Kyle Eastmond was thrown in at inside centre against the best two sides in the world when Farrell inside him was struggling to keep his head above water. When his Bath team-mate Ford came in, he was gone from the squad.
Ford and Farrell were tried together. The experiment lasted just over an hour.
Stick or twist? It is an unenviable choice sometimes for a head coach, but it is arguably his primary concern. Lancaster has backed young guns in the pack and been rewarded for his hunches. In the backs he has seemed to make his picks under pressure and slightly panicked.
Only a third of the team that beat the Wallabies in the corresponding fixture a year ago remained on Saturday. Some of that is down to injuries. But with just eight games to go until the World Cup starts - three of them warm-up matches - do you even know England's preferred centre partnership, let alone their first-choice XV?
"The best thing to restore belief is winning," said forwards coach Graham Rowntree on Saturday, and he is absolutely right.
He was also correct when he continued: "We desperately needed the win. It was vital because at times our performance levels haven't been as high as they should have been."

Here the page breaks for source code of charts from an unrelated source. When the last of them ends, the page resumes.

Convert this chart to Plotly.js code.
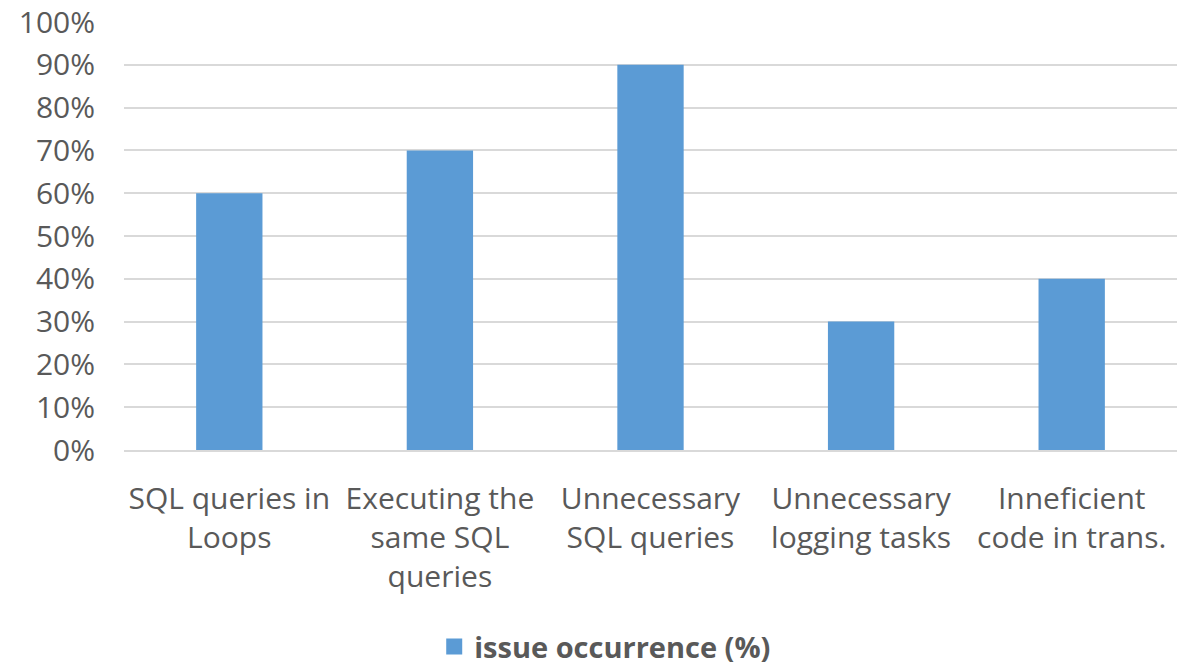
<!DOCTYPE html>
<html>
<head>
<meta charset="utf-8">
<script src="https://cdn.plot.ly/plotly-3.0.1.min.js"></script>
<style>html,body{margin:0;padding:0;background:#fff;}#chart{width:1188px;height:667px;}</style>
</head>
<body>
<div id="chart"></div>
<script>
const categories = ["SQL queries in<br>Loops", "Executing the<br>same SQL<br>queries", "Unnecessary<br>SQL queries", "Unnecessary<br>logging tasks", "Inneficient<br>code in trans."];
const occurrence = [0.60, 0.70, 0.90, 0.30, 0.40];
const seriesName = "issue occurrence (%)";
const yTicks = [0, 0.1, 0.2, 0.3, 0.4, 0.5, 0.6, 0.7, 0.8, 0.9, 1.0];

const fontFamily = "'Open Sans', 'Noto Sans', sans-serif";
const barColor = "#5B9BD5";
const data = [{
  type: "bar",
  x: categories,
  y: occurrence,
  name: seriesName,
  marker: {color: barColor},
  width: 0.315,
  showlegend: false,
  hoverinfo: "skip"
}, {
  type: "scatter", mode: "markers",
  x: [null], y: [null],
  name: seriesName,
  marker: {color: barColor, symbol: "square", size: 20},
  showlegend: true,
  hoverinfo: "skip"
}];
const layout = {
  width: 1188, height: 667,
  margin: {l: 124, r: 11, t: 22, b: 217, autoexpand: false},
  paper_bgcolor: "#fff", plot_bgcolor: "#fff",
  font: {family: fontFamily, color: "#595959", size: 30},
  showlegend: true,
  legend: {
    orientation: "h", x: 0.457, xanchor: "center", y: -0.40, yanchor: "top",
    font: {family: fontFamily, size: 29, color: "#595959", weight: "bold"},
    itemsizing: "trace", itemwidth: 30
  },
  xaxis: {
    type: "category", showgrid: false, showline: true, linecolor: "#d9d9d9", linewidth: 2,
    ticks: "", tickfont: {size: 30, color: "#595959"}, ticklabelstandoff: 21, tickangle: 0,
    automargin: false
  },
  yaxis: {
    range: [0, 1.0], tickvals: yTicks, tickformat: ".0%", showgrid: true, gridcolor: "#d9d9d9", gridwidth: 2,
    zeroline: false, showline: false, ticks: "", tickfont: {size: 30, color: "#595959"}, ticklabelstandoff: 28,
    automargin: false
  },
  bargap: 0.685
};
Plotly.newPlot("chart", data, layout, {displayModeBar: false, staticPlot: true});
</script>
</body>
</html>
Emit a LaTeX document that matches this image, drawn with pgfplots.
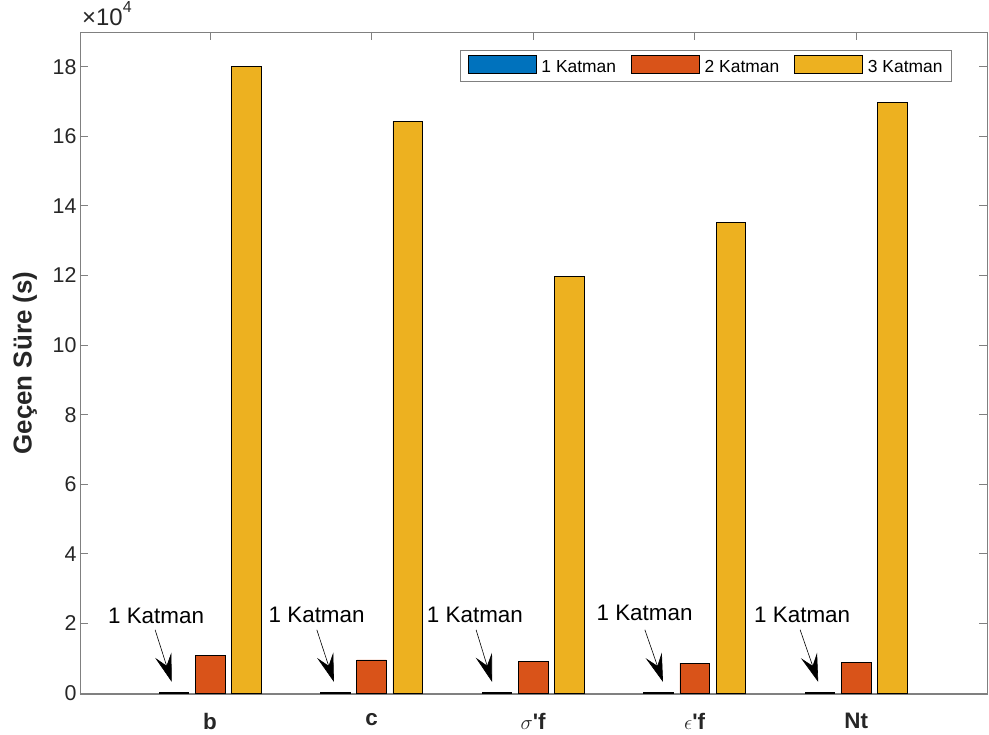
\documentclass[border=0pt]{standalone}
\usepackage{fontspec}
\setmainfont{Liberation Sans}
\usepackage{pgfplots}
\pgfplotsset{compat=1.18}
\usetikzlibrary{arrows.meta}
\definecolor{mblue}{rgb}{0,0.447,0.741}
\definecolor{morange}{rgb}{0.85,0.325,0.098}
\definecolor{myellow}{rgb}{0.929,0.694,0.125}
\definecolor{mtext}{RGB}{38,38,38}
\definecolor{maxis}{RGB}{128,128,128}
\begin{document}
\begin{tikzpicture}
\useasboundingbox (-80bp,-41bp) rectangle (909bp,694bp);
\begin{axis}[
  scale only axis,
  width=907bp, height=662bp,
  at={(0,0)}, anchor=south west,
  xmin=0.195, xmax=5.81,
  ymin=-300, ymax=190000,
  xtick={1,2,3,4,5},
  xticklabels={\textbf{b},\textbf{c},{$\sigma$\textbf{\textquotesingle f}},{$\epsilon$\textbf{\textquotesingle f}},\textbf{Nt}},
  ytick={0,20000,40000,60000,80000,100000,120000,140000,160000,180000},
  yticklabels={0,2,4,6,8,10,12,14,16,18},
  scaled y ticks=false,
  tick align=inside,
  major tick length=8bp,
  xtick pos=both, ytick pos=both,
  axis line style={maxis, line width=0.9bp},
  every tick/.style={maxis, line width=0.9bp},
  tick label style={font=\fontsize{21.5}{25}\selectfont, text=mtext},
  /pgf/number format/assume math mode=true,
  xticklabel style={yshift=-16bp, font=\fontsize{22.5}{26}\selectfont},
  extra y ticks={0},
  extra y tick labels={},
  extra y tick style={grid=major, major grid style={maxis, line width=0.9bp}},
  legend columns=3,
  legend style={at={(0.9614,0.9728)}, anchor=north east, draw=maxis, line width=0.9bp,
    font=\fontsize{17.5}{20}\selectfont, text=black, inner xsep=7bp, inner ysep=5bp,
    /tikz/every even column/.append style={column sep=13bp}},
  legend image code/.code={\draw[#1, draw=black, line width=0.6bp] (0bp,-6bp) rectangle (68bp,11.5bp); \path (71bp,0bp);},
  clip=false,
]
\addplot[ybar, bar width=0.183, bar shift=-0.224, fill=mblue, draw=black, line width=0.6bp]
  coordinates {(1,150) (2,150) (3,150) (4,150) (5,150)};
\addlegendentry{1 Katman}
\addplot[ybar, bar width=0.183, bar shift=0, fill=morange, draw=black, line width=0.6bp]
  coordinates {(1,10850) (2,9500) (3,9000) (4,8550) (5,8800)};
\addlegendentry{2 Katman}
\addplot[ybar, bar width=0.183, bar shift=0.224, fill=myellow, draw=black, line width=0.6bp]
  coordinates {(1,180000) (2,164300) (3,119700) (4,135200) (5,169700)};
\addlegendentry{3 Katman}

\node[font=\fontsize{22.5}{26}\selectfont, inner sep=0pt] at (axis cs:0.666,22200) {1 Katman};
\node[font=\fontsize{22.5}{26}\selectfont, inner sep=0pt] at (axis cs:1.66,22300) {1 Katman};
\node[font=\fontsize{22.5}{26}\selectfont, inner sep=0pt] at (axis cs:2.64,22300) {1 Katman};
\node[font=\fontsize{22.5}{26}\selectfont, inner sep=0pt] at (axis cs:3.69,22900) {1 Katman};
\node[font=\fontsize{22.5}{26}\selectfont, inner sep=0pt] at (axis cs:4.666,22300) {1 Katman};
\tikzset{karrow/.style={line width=0.6bp, -{Stealth[length=28bp, width=17bp, inset=11bp]}}}
\draw[karrow] (axis cs:0.66,18160) -- (axis cs:0.763,3170);
\draw[karrow] (axis cs:1.661,18160) -- (axis cs:1.767,3170);
\draw[karrow] (axis cs:2.647,18160) -- (axis cs:2.746,3170);
\draw[karrow] (axis cs:3.692,18160) -- (axis cs:3.804,3170);
\draw[karrow] (axis cs:4.653,18160) -- (axis cs:4.765,3170);

\node[rotate=90, inner sep=0pt, font=\fontsize{26}{30}\selectfont\bfseries, text=mtext] at ([xshift=-55bp]rel axis cs:0,0.5) {Geçen Süre (s)};
\node[anchor=south west, inner sep=0pt, font=\fontsize{24}{27}\selectfont, text=mtext] at ([xshift=2bp,yshift=6bp]rel axis cs:0,1) {×10\raisebox{0.55em}{\fontsize{16}{19}\selectfont 4}};
\end{axis}
\end{tikzpicture}
\end{document}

Lancaster described his mood as the month closes as one of quiet satisfaction. "Internally we were rock solid," he said, at the suggestion that his side's development had stalled this autumn.
"We always believed in the plan and the players, and I thought the players applied the plan really well.
"The World Cup will look after itself. All the teams will develop over the next 10 months. There's been enough shown by all the northern hemisphere sides."
Some have shown more than others. Ireland have marched on under Joe Schmidt, beating not just the Wallabies but the Springboks too. Scotland have awakened under their own new coach, Vern Cotter. Even Wales have finally broken one part of their three-way southern hemisphere hoodoo.
England are a team with great strength in depth. They have enviable power up front and big names to come back.
They also lack a spark and an obvious way of discovering one.
Six Nations titles can be won by sides of limited creative ability that have a dominant pack. World Cups cannot.